═════ ITEMS
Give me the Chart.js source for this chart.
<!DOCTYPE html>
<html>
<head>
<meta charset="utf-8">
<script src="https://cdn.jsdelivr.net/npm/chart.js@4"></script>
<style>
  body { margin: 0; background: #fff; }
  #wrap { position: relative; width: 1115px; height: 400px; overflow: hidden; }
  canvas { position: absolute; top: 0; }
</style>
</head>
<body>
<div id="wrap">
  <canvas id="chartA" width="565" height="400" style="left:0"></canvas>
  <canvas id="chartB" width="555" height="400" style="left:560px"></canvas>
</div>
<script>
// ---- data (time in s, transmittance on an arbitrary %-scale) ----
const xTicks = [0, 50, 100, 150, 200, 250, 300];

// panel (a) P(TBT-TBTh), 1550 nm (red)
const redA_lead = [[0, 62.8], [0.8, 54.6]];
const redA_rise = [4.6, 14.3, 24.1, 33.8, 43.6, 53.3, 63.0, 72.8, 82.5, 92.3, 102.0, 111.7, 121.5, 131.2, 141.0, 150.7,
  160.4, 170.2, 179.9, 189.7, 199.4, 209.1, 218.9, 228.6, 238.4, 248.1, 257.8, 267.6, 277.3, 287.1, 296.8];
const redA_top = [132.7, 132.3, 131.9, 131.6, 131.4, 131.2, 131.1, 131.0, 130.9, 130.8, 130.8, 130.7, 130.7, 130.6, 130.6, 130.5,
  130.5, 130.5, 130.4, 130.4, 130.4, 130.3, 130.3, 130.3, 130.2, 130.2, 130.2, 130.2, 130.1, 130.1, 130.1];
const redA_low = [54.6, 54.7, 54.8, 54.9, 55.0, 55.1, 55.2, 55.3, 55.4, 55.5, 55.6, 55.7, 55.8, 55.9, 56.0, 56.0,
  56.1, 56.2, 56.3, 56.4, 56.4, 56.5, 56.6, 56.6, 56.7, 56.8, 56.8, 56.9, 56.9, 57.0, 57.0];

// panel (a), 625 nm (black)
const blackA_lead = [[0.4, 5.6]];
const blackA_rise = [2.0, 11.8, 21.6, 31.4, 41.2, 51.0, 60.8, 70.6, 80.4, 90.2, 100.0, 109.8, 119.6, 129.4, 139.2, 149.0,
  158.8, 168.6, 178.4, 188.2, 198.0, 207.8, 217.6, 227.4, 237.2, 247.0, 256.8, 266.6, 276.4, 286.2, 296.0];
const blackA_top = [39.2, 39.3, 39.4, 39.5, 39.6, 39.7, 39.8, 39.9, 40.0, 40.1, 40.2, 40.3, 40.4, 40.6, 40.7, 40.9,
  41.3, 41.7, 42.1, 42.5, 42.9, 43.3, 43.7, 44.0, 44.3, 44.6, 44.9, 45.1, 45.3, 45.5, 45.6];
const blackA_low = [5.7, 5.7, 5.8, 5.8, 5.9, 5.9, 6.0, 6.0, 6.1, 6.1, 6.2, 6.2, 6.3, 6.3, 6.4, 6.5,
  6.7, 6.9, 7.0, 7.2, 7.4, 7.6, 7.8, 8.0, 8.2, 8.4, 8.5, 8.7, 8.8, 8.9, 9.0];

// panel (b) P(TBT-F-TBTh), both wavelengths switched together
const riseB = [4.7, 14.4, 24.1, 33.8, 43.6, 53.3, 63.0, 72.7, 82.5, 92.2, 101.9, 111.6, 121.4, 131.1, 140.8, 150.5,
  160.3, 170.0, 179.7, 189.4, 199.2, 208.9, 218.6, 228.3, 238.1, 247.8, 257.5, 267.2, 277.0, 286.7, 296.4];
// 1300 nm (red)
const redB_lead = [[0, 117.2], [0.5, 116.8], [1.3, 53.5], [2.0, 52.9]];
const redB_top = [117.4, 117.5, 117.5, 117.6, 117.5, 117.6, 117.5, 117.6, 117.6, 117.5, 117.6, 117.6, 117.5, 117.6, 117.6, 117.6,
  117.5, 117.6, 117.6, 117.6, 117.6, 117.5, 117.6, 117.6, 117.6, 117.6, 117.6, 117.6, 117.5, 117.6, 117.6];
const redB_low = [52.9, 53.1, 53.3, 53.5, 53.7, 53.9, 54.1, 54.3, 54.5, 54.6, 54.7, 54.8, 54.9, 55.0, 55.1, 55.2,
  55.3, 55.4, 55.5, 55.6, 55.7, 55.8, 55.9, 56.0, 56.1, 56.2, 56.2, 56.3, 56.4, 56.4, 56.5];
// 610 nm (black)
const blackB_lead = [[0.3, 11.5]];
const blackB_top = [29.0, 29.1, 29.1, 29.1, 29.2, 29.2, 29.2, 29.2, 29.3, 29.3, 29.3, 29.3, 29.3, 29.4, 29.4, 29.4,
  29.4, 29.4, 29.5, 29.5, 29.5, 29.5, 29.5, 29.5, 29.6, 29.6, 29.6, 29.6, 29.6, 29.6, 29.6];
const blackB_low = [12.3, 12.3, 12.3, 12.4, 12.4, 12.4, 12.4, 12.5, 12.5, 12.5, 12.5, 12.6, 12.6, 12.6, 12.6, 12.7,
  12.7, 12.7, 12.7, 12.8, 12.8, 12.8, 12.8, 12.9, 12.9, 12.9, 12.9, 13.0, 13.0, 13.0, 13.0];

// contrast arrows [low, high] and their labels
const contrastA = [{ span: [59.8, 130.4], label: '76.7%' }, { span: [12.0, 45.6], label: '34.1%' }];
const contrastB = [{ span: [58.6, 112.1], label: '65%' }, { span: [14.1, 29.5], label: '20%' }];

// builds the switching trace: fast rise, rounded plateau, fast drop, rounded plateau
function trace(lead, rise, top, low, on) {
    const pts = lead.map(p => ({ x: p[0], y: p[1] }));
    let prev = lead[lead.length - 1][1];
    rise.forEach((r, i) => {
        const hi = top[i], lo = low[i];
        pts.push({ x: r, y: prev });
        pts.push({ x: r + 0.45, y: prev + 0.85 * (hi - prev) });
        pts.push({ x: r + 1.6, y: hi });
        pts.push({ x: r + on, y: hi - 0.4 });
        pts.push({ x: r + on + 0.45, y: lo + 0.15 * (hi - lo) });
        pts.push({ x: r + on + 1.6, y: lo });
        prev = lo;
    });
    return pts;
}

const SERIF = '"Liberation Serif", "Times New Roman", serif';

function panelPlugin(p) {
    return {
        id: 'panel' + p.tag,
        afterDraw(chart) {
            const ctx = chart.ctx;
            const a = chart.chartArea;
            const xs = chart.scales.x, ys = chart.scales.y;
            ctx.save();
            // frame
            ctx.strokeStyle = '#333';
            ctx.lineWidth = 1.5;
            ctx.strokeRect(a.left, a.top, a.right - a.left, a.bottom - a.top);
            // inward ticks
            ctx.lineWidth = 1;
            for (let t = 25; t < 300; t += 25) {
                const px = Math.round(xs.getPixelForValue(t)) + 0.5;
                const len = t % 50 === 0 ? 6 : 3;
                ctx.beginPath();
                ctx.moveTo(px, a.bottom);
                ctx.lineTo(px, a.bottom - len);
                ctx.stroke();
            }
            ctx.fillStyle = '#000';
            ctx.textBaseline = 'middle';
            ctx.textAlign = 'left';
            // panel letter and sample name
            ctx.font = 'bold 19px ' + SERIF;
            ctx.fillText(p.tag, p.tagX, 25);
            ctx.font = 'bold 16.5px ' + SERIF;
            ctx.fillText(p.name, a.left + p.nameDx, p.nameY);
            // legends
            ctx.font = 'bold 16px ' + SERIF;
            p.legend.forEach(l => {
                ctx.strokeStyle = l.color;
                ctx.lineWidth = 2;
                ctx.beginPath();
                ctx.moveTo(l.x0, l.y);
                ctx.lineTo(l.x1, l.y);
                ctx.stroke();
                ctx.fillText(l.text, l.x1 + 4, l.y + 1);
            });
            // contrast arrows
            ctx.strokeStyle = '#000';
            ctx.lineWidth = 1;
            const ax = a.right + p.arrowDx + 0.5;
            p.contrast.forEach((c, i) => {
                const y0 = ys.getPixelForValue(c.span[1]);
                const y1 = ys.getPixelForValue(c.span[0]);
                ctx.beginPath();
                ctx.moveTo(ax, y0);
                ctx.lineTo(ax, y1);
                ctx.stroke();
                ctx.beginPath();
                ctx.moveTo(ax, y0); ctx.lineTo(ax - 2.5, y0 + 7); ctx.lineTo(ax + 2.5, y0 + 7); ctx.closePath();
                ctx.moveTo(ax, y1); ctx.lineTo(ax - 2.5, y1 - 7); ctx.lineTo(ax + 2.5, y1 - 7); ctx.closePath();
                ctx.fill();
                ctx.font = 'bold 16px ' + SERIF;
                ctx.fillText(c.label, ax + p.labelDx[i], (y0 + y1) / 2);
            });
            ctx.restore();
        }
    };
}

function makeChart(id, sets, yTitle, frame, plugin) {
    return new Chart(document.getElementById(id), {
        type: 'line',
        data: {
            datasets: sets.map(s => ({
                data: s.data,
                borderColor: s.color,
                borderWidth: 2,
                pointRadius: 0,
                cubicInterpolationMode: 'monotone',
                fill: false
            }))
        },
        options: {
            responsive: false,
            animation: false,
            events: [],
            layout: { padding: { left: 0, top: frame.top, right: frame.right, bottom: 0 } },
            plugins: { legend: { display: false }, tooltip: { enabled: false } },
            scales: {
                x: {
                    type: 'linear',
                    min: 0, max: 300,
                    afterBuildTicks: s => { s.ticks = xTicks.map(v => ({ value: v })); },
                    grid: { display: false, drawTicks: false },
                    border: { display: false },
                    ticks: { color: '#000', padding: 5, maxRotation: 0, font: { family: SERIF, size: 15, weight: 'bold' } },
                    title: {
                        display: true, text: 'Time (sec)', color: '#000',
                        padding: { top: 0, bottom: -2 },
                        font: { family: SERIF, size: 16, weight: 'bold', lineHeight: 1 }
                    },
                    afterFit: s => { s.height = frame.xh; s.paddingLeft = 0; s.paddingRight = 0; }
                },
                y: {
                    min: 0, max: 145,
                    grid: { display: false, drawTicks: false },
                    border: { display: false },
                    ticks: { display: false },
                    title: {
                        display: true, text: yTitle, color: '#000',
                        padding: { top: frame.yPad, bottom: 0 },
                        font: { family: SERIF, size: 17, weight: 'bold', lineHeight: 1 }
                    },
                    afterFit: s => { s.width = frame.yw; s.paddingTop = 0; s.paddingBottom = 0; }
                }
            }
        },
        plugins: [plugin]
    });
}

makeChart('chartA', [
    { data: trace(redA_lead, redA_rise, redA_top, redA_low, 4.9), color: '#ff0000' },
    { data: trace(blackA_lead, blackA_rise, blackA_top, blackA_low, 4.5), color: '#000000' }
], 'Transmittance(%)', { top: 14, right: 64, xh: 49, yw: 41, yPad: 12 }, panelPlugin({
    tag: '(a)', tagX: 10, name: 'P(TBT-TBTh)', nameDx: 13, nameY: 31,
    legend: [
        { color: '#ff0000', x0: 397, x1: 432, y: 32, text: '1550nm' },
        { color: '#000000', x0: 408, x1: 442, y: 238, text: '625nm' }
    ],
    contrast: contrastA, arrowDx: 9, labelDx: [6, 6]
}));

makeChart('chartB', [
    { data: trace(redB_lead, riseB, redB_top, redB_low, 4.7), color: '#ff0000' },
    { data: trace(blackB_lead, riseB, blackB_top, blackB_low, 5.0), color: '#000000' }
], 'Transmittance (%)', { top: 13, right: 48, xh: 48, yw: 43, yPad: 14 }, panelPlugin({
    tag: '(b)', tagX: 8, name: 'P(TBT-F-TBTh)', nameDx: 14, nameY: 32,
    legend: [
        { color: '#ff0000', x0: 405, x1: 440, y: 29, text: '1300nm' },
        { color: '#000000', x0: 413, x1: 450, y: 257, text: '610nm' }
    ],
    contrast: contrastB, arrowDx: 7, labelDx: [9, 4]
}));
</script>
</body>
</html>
══════════
═════ ITEMS
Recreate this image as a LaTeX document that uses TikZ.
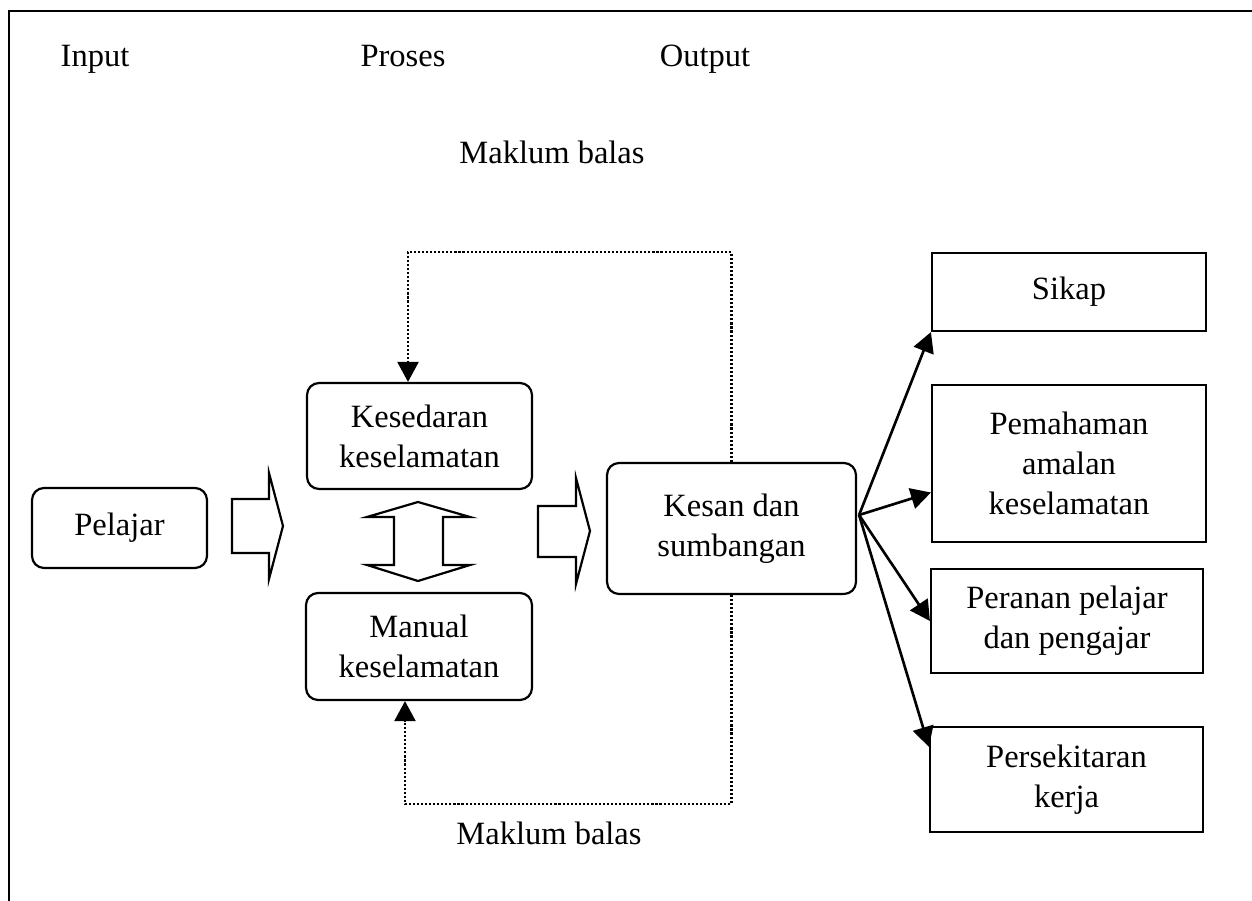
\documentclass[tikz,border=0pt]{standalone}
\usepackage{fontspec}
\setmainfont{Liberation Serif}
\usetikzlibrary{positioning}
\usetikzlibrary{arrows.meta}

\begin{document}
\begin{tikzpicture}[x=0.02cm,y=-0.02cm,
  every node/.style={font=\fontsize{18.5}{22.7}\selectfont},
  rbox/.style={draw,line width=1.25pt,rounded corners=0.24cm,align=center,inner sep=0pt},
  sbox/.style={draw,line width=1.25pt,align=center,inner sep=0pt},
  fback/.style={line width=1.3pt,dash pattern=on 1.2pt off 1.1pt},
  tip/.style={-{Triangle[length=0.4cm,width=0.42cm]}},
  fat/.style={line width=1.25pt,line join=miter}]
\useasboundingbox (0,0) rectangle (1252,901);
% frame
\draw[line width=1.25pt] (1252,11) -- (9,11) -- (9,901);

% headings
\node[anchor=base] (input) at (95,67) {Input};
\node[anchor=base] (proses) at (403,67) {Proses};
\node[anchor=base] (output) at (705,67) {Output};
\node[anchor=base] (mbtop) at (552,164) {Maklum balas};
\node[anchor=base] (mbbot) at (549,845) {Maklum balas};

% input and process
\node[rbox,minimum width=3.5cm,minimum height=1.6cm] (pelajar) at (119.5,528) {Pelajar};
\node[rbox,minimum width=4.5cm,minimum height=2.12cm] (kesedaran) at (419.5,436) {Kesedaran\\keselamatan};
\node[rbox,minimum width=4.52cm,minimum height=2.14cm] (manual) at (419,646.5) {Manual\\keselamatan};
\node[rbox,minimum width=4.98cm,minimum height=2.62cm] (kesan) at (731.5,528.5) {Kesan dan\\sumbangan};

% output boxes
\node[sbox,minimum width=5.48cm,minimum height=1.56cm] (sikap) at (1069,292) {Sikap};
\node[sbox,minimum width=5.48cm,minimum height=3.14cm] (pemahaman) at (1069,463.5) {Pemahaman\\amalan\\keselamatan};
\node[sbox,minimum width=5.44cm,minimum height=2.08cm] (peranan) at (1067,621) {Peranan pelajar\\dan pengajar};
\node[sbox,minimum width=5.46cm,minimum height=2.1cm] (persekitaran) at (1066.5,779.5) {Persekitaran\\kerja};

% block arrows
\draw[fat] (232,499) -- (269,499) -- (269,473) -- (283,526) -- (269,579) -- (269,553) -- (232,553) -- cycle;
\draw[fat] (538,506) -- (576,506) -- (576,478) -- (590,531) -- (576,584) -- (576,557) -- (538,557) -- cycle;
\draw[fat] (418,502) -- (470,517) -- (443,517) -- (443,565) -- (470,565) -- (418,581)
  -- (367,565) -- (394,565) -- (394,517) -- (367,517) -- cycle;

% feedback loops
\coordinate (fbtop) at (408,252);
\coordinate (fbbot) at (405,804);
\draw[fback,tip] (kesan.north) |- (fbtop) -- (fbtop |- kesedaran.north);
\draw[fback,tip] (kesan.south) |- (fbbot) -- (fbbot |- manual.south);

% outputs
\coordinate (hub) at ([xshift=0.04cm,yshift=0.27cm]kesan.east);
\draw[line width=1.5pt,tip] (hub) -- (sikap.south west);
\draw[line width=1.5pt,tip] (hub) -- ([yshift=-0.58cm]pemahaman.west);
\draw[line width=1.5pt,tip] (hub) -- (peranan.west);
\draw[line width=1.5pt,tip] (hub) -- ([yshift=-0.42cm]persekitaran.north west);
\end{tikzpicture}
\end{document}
══════════
- _WHAT YOU HAVE TO DO_
Print, without alteration, the lines from the line with "Give me the Chart.js source for this chart." to the line with "56.9, 57.0, 57.0];". Include both of them, and omit every other line.

- _EXERCISE RESPONSE_
Give me the Chart.js source for this chart.
<!DOCTYPE html>
<html>
<head>
<meta charset="utf-8">
<script src="https://cdn.jsdelivr.net/npm/chart.js@4"></script>
<style>
  body { margin: 0; background: #fff; }
  #wrap { position: relative; width: 1115px; height: 400px; overflow: hidden; }
  canvas { position: absolute; top: 0; }
</style>
</head>
<body>
<div id="wrap">
  <canvas id="chartA" width="565" height="400" style="left:0"></canvas>
  <canvas id="chartB" width="555" height="400" style="left:560px"></canvas>
</div>
<script>
// ---- data (time in s, transmittance on an arbitrary %-scale) ----
const xTicks = [0, 50, 100, 150, 200, 250, 300];

// panel (a) P(TBT-TBTh), 1550 nm (red)
const redA_lead = [[0, 62.8], [0.8, 54.6]];
const redA_rise = [4.6, 14.3, 24.1, 33.8, 43.6, 53.3, 63.0, 72.8, 82.5, 92.3, 102.0, 111.7, 121.5, 131.2, 141.0, 150.7,
  160.4, 170.2, 179.9, 189.7, 199.4, 209.1, 218.9, 228.6, 238.4, 248.1, 257.8, 267.6, 277.3, 287.1, 296.8];
const redA_top = [132.7, 132.3, 131.9, 131.6, 131.4, 131.2, 131.1, 131.0, 130.9, 130.8, 130.8, 130.7, 130.7, 130.6, 130.6, 130.5,
  130.5, 130.5, 130.4, 130.4, 130.4, 130.3, 130.3, 130.3, 130.2, 130.2, 130.2, 130.2, 130.1, 130.1, 130.1];
const redA_low = [54.6, 54.7, 54.8, 54.9, 55.0, 55.1, 55.2, 55.3, 55.4, 55.5, 55.6, 55.7, 55.8, 55.9, 56.0, 56.0,
  56.1, 56.2, 56.3, 56.4, 56.4, 56.5, 56.6, 56.6, 56.7, 56.8, 56.8, 56.9, 56.9, 57.0, 57.0];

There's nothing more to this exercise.